The world's largest maker of heavy-duty mining equipment has suffered order cancellations and pushed delivery of some of its backlog into 2010 as it wrestles with some customers cutting investment spending in half.

"We're seeing a lot of projects that we had queued up, pushed back until later years," said Mike Sutherlin, president and chief executive of the Milwaukee-based company.

Sutherlin told analysts on a conference call that orders for new equipment are likely to fall by as much as 75% from their peak in 2008 before rebounding in 2010.

However, he noted that the economic slowdown in China has eroded coal and steel inventories, following a sharp decrease in imports and domestic production.

These stocks will have to be replenished in the wake of the country's latest stimulus effort, which could be announced as early as Thursday.

"I think we're starting to see some data out of China that's early but encouraging," Sutherlin said. "We're starting to see iron ore stockpiles at the ports begin to lead some steel capacity that's come back online."

Joy Global shares were up 12% at $17.75 in post-call trading, with shares in other companies reliant on emerging-market commodity and infrastructure projects also gaining ground.

Caterpillar Inc. (CAT) was up 15% and Alcoa Inc. (AA) gained 14% as expectations mounted that China would accelerate efforts to revive growth and investment.

Joy Global and crosstown rival Bucyrus International Inc. (BUCY) have been key beneficiaries of China's infrastructure boom, supplying equipment to the country's fragmented coal sector. Joy's shares peaked as high as $90 last June.

Sutherlin's forecast came as Joy beat expectations with an 21% rise in fiscal first quarter earnings and reiterated guidance for 2009.

Given cancellations, the company said orders this year will be well below 2008 levels and may erode its $2.9 billion backlog, down 7% from end-October. The company figures 5% to 15% of its order backlog is at risk for cancellation.

In the first quarter, cancellations reached $161 million with 40% coming from Central Appalachian coal customers and North American iron ore miners.
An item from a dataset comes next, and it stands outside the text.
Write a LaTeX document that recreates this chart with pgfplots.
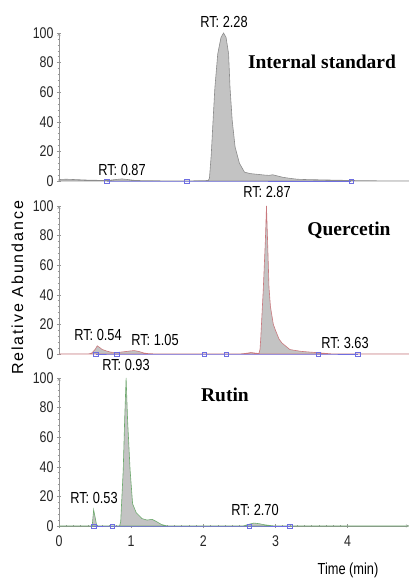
\documentclass[border=0pt]{standalone}
\usepackage{fontspec}
\setmainfont{Liberation Serif}
\newfontfamily\narrow[FakeStretch=0.8]{Liberation Sans}
\newfontfamily\spaced[LetterSpace=12]{Liberation Sans}
\usepackage{pgfplots}
\pgfplotsset{compat=1.18}

\definecolor{pkfill}{RGB}{195,195,195}
\definecolor{trgray}{RGB}{140,140,140}
\definecolor{trred}{RGB}{200,120,125}
\definecolor{trgreen}{RGB}{110,170,110}
\definecolor{basebl}{RGB}{110,110,225}
\definecolor{axgray}{RGB}{150,150,150}

\pgfplotsset{
  panel/.style={
    scale only axis, width=350bp, height=148bp,
    xmin=0, xmax=4.85, ymin=0, ymax=100,
    axis line style={-, draw=axgray},
    ytick={0,20,...,100}, minor y tick num=4,
    tick align=outside, major tick length=4bp, minor tick length=2.5bp,
    every tick/.style={axgray, line width=0.5pt},
    /pgf/number format/assume math mode=true,
    ticklabel style={font=\narrow\fontsize{15.5bp}{15.5bp}\selectfont, text=black!85},
    clip=false,
  },
  trace/.style={fill=pkfill, draw=#1, line width=0.6pt},
  base/.style={draw=basebl, line width=0.7pt, mark=square, mark size=2.2pt,
    mark options={draw=basebl, line width=0.5pt}},
}
\newcommand{\rt}{\narrow\fontsize{16bp}{16bp}\selectfont}
\newcommand{\ttl}{\bfseries\fontsize{19.5bp}{20bp}\selectfont}

\begin{document}
\begin{tikzpicture}
\path[use as bounding box] (0,0) rectangle (409bp,578bp);

% Internal standard
\begin{axis}[panel, at={(59bp,397bp)}, anchor=south west,
    axis y line=left, axis x line=none]
  \addplot[trace=trgray] coordinates {
    (0,1)(0.1,1.2)(0.2,1)(0.3,0.8)(0.4,0.6)(0.5,0.5)(0.6,0.4)(0.66,0.3)
    (0.75,0.8)(0.87,1.4)(0.95,1)(1.05,0.4)(1.2,0.2)(1.5,0.1)(1.8,0.1)
    (2.0,0.2)(2.07,0.4)(2.085,2)(2.11,18)(2.135,41)(2.16,63)(2.2,86)
    (2.245,97)(2.28,100)(2.315,97)(2.35,86)(2.37,63)(2.40,41)(2.44,23)
    (2.50,12)(2.57,6)(2.65,5)(2.75,4.5)(2.85,4)(2.91,3.8)(2.96,4.2)
    (3.02,3.5)(3.1,2.5)(3.2,1.8)(3.3,1.2)(3.4,1)(3.6,0.8)(3.8,0.6)
    (4.0,0.4)(4.2,0.2)(4.5,0.1)(4.85,0.1)
  } \closedcycle;
  \addplot[base] coordinates {(0.66,0)(1.77,0)(4.05,0)};
\end{axis}

% Quercetin
\begin{axis}[panel, at={(59bp,224bp)}, anchor=south west,
    axis y line=left, axis x line=none]
  \addplot[trace=trred] coordinates {
    (0,0)(0.4,0)(0.45,0.5)(0.5,3)(0.53,5.5)(0.56,4.5)(0.6,3)(0.66,2)
    (0.72,1.2)(0.8,1)(0.9,1.5)(0.98,2)(1.04,2.3)(1.1,1.8)(1.18,0.6)
    (1.25,0.2)(1.4,0)(2.5,0)(2.6,0.5)(2.66,1)(2.72,0.6)(2.77,0.3)
    (2.785,3)(2.795,10)(2.83,43)(2.86,77)(2.875,100)(2.89,77)(2.91,45)
    (2.93,32)(2.97,20)(3.0,16)(3.05,10)(3.09,7.4)(3.2,3)(3.35,1.8)
    (3.5,1.2)(3.6,0.8)(3.7,0.4)(3.8,0)(4.85,0)
  } \closedcycle;
  \addplot[base] coordinates {(0.51,0)(0.8,0)(2.01,0)(2.32,0)(3.59,0)(4.14,0)};
\end{axis}

% Rutin
\begin{axis}[panel, at={(59bp,52bp)}, anchor=south west,
    axis y line=left, axis x line=bottom,
    xtick={0,1,2,3,4}, minor x tick num=9,
    xticklabel style={yshift=-4bp}]
  \addplot[trace=trgreen] coordinates {
    (0,0)(0.46,0)(0.48,11)(0.52,1)(0.54,0)(0.84,0)(0.855,3)(0.89,38)
    (0.91,72)(0.93,100)(0.95,72)(0.985,38)(1.02,15)(1.07,9)(1.15,5)
    (1.22,4)(1.29,4.5)(1.35,3)(1.42,1)(1.5,0)(2.55,0)(2.62,1)(2.7,2)
    (2.78,1.5)(2.85,0.8)(2.95,0.2)(3.0,0)(4.85,0)
  } \closedcycle;
  \addplot[base] coordinates {(0.48,0)(0.74,0)(2.64,0)(3.2,0)};
\end{axis}

% labels
\node[font=\ttl] at (322bp,516bp) {Internal standard};
\node[font=\ttl] at (349bp,348bp) {Quercetin};
\node[font=\ttl] at (225bp,183bp) {Rutin};

\node[font=\rt] at (224bp,556bp) {RT: 2.28};
\node[font=\rt] at (122bp,408bp) {RT: 0.87};
\node[font=\rt] at (267bp,386bp) {RT: 2.87};
\node[font=\rt] at (98bp,243bp) {RT: 0.54};
\node[font=\rt] at (155bp,238bp) {RT: 1.05};
\node[font=\rt] at (345bp,235bp) {RT: 3.63};
\node[font=\rt] at (126bp,213bp) {RT: 0.93};
\node[font=\rt] at (94bp,80bp) {RT: 0.53};
\node[font=\rt] at (255bp,68bp) {RT: 2.70};

\node[font=\rt] at (348bp,8bp) {Time (min)};
\node[rotate=90, font=\spaced\fontsize{16bp}{16bp}\selectfont] at (17.5bp,290bp) {Relative Abundance};
\end{tikzpicture}
\end{document}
Net profit rose to $85.7 million, or 83 cents a share, in the quarter to Jan. 30. This compares with $71.1 million, or 65 cents a share, a year earlier.

Revenue grew 18% to $754.9 million as U.S. sales climbed 46%. The increases were aided by the addition of a conveyor business last year. According to Thomson Reuters, analysts expected earnings of 76 cents a share on revenue of $782 million.

Operating margin in the quarter edged up to 17.9% from 17.4%. The company said it has implemented a hiring freeze, clamped down on discretionary spending and is conducting more critical reviews of the financial condition of its suppliers and customers.

Guidance for 2009 was maintained at $3.60 to $4 per share on revenue of $3.5 billion to $3.7 billion.